Actionable steps for your portfolio
Don't trade the "wiggle." If you’re a long-term investor, the fact that the Dow gained 0.6% today is just noise.
However, if you are looking to rebalance, here is what the current data suggests:
- Watch the Industrials: With the OBBBA stimulus flowing, companies like Caterpillar and Boeing (BA) are seeing real-world order increases that aren't just "AI hype."
- Dividend Reinvestment: Since the Dow is full of mature companies, the dividends are your best friend during these sideways periods. Ensure your DRIP (Dividend Reinvestment Plan) is turned on.
- Stop Hunting: If you're a day trader, today's chart showed heavy support at 49,200. If we break below that tomorrow, things could get ugly fast.

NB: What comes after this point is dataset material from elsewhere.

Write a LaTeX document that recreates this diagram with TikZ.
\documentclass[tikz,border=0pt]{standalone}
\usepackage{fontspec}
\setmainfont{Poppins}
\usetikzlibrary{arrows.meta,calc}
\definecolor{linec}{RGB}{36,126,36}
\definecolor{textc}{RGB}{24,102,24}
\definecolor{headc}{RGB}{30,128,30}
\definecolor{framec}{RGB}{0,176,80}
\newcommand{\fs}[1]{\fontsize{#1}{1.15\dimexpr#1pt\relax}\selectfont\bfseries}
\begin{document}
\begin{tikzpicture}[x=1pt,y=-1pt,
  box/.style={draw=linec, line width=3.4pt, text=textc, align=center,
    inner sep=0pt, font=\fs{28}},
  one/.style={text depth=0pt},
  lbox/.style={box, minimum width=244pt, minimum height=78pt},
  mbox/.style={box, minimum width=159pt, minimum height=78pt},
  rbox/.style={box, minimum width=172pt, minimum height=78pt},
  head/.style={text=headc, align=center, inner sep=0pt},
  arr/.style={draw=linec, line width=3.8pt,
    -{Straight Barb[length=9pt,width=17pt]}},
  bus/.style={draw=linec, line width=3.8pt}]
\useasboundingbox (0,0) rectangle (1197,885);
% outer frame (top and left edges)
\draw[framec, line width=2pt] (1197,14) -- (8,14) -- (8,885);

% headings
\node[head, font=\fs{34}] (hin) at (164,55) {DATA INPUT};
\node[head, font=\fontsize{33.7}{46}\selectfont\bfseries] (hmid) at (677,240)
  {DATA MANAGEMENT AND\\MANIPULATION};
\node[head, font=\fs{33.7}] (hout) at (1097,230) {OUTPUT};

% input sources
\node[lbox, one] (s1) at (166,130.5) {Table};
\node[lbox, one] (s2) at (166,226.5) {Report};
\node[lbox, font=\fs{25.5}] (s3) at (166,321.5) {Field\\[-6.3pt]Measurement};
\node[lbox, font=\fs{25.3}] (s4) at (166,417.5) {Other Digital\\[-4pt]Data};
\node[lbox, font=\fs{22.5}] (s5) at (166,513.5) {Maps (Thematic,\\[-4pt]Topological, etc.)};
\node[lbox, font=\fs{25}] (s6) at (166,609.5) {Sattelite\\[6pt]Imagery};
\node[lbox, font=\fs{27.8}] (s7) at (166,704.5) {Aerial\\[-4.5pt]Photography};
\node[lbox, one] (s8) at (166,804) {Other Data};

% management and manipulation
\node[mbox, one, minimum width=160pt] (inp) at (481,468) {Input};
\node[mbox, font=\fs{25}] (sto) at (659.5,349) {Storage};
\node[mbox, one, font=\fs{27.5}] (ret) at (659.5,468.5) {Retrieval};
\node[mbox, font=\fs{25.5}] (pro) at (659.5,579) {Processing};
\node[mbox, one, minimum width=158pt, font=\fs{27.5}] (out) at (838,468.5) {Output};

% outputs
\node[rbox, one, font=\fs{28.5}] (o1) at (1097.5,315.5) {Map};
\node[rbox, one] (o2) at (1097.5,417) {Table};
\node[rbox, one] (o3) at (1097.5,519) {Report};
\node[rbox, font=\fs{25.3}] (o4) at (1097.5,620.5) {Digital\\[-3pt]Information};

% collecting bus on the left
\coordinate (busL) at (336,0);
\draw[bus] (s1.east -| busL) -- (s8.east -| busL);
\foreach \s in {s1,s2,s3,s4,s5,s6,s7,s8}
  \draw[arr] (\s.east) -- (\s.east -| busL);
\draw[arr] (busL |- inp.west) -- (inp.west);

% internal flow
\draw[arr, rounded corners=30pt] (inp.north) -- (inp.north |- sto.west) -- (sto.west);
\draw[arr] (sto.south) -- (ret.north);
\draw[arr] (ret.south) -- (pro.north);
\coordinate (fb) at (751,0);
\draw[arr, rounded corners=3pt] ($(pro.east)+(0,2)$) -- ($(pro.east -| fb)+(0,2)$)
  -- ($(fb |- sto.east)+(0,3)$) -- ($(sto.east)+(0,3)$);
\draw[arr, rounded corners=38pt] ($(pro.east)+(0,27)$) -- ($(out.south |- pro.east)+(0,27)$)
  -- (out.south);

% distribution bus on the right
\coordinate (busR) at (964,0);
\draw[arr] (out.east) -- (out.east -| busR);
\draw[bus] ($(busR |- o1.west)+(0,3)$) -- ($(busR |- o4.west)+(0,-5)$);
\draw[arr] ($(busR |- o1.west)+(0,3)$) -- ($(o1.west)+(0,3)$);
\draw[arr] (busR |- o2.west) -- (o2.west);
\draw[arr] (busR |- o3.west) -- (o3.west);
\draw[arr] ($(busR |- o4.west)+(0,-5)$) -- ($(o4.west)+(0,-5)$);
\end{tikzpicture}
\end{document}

The Dow is currently a story of "Old Economy" meeting "New AI Reality." It's slower than the Nasdaq, sure, but it's also less likely to crater if the AI bubble finally catches a pin. Stay diversified, keep an eye on the Fed's next move, and maybe don't check the chart every five minutes. It’s bad for your blood pressure.
Current trends suggest we might actually hit 50,000 by the end of the month, provided the upcoming CPI and PPI reports don't show inflation heating back up. For now, the bulls are still in control, even if they're looking a little tired.